Hoy, que todavía existen centenares de revistas en los kioscos de usados, algún editor valiente debería, aun afrontando los ataques del grupo, recuperar ese viejo material en forma de libros acompañados de estudios críticos para que los nuevos lectores entendieran cómo evolucionó realmente la historieta de aventuras argentina, rescatando a todas aquellas revistas, autores y editores que ayudaron a la consolidación del género, permitiendo así entender que de la escuela fundada en 1950 por Oesterheld pudo surgir Carlos Trillo pero también Ray Collins y Robin Wood y que, a su vez, todo este grupo tuvo un antecesor ilustre en Leonardo Wadel, guionista de Vito Nervio, a quien Alberto Breccia consideraba uno de los mejores autores de Argentina y al que hoy nadie parece recordar porque la versión oficial repite que la “historieta adulta” nació con Oesterheld, como si antes de él no hubiera existido nadie.
Pese al empeño de los canonizadores oficiales por ocultar todo aquello que pudiera interponerse entre ellos y el reconocimiento público en la historieta argentina nunca existió una sola línea ininterrumpida que fuera de Oesterheld a Sasturáin, pasando por las estaciones intermedias formadas por la dupla Trillo-Saccomanno, sino varias líneas paralelas que partiendo de Wadel (o incluso antes), ocasionalmente se juntan, permitiendo que autores de diferentes estilos compartieran espacios en revistas populares, algo perfectamente natural para los lectores pero no para los canonizadores que han implantado con total conciencia un modelo de rotundos blancos y negros que les permite destacar (después de todo, ellos son los buenos profesionales que no prostituyen su talento colaborando con editoriales comerciales como Columba… a excepción de esos momentos cuando sí lo hacen, tanto Trillo como Saccomanno).
De otra manera, Ray Collins no podría haber colaborado con un jovencísimo Muñoz —futuro dibujante de Alack Sinner junto a Carlos Sampayo— en Precinto 56 por sugerencia de Hugo Pratt, y Robin Wood no debería haber aparecido en los primeros números de Skorpio donde también publicaron Trillo y Saccomanno.

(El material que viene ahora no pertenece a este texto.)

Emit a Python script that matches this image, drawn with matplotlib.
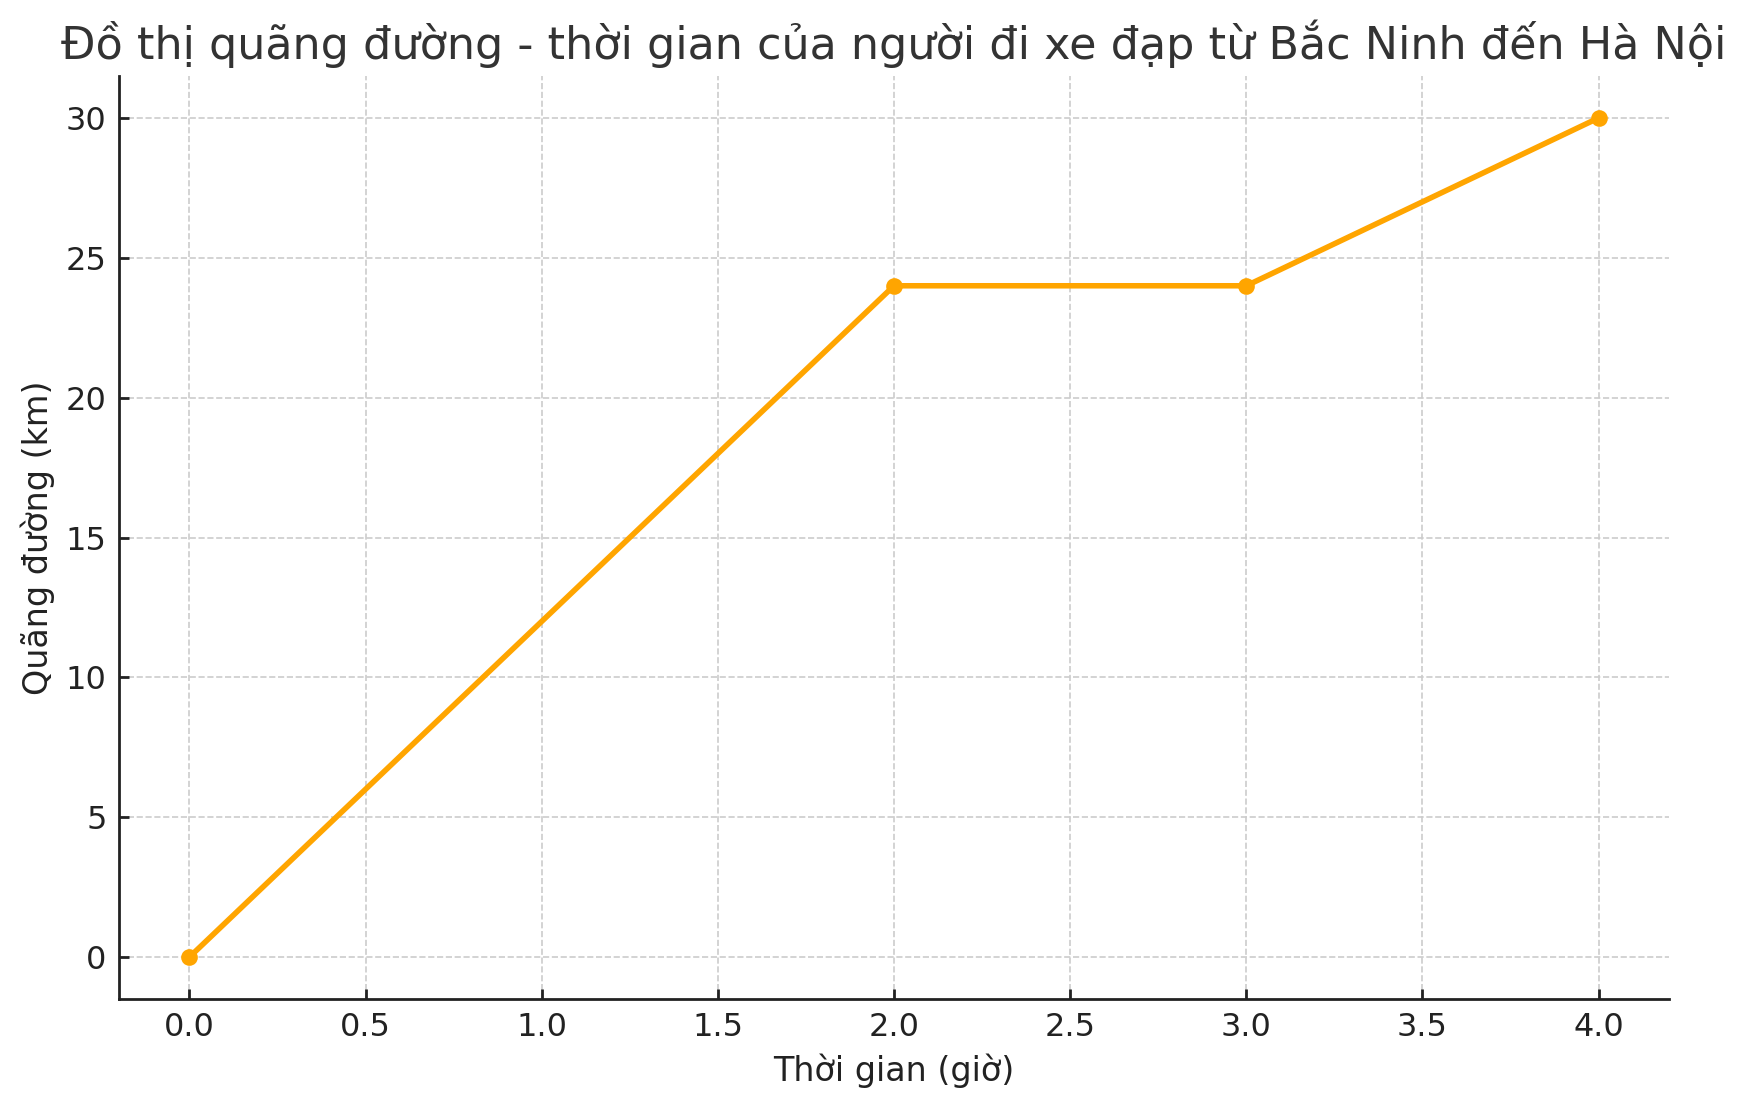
import matplotlib
matplotlib.use("Agg")
import matplotlib.pyplot as plt

time_h = [0, 2, 3, 4]
distance_km = [0, 24, 24, 30]
title = "Đồ thị quãng đường - thời gian của người đi xe đạp từ Bắc Ninh đến Hà Nội"
xlabel = "Thời gian (giờ)"
ylabel = "Quãng đường (km)"

plt.rcParams['font.family'] = ['DejaVu Sans']
fig = plt.figure(figsize=(8.725, 5.54), dpi=200)
ax = fig.add_axes([119/1745, 1 - 999/1108, (1669-119)/1745, (999-76)/1108])
ax.plot(time_h, distance_km, color='#FFA500', linewidth=2, marker='o', markersize=5)
ax.set_title(title, fontsize=16, color='#333333')
ax.set_xlabel(xlabel, fontsize=12, color='#222222')
ax.set_ylabel(ylabel, fontsize=12, color='#222222')
ax.grid(True, linestyle='--', color='#cccccc', linewidth=0.6)
for s in ['top', 'right']:
    ax.spines[s].set_visible(False)
for s in ['left', 'bottom']:
    ax.spines[s].set_color('#222222')
    ax.spines[s].set_linewidth(1.0)
ax.tick_params(labelsize=11.5, direction='in', length=3.5, width=1.0,
               color='#222222', labelcolor='#222222', pad=4.5)
ax.set_xlim(-0.2, 4.2)
ax.set_ylim(-1.5, 31.5)
fig.savefig("out.png", dpi=200)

Al eliminar deliberadamente estos hechos, los canonizadores oficiales consiguieron montar una foto grupal donde sólo vemos sus caras junto al buen Oesterheld posando para la eternidad, con inmensos vacíos a su alrededor donde pueden adivinarse sin demasiado esfuerzo todas aquellas personas que deberían estar ahí pero no aparecen por ningún lado porque sus nombres fueron brutalmente censurados hasta hacerlos desaparecer.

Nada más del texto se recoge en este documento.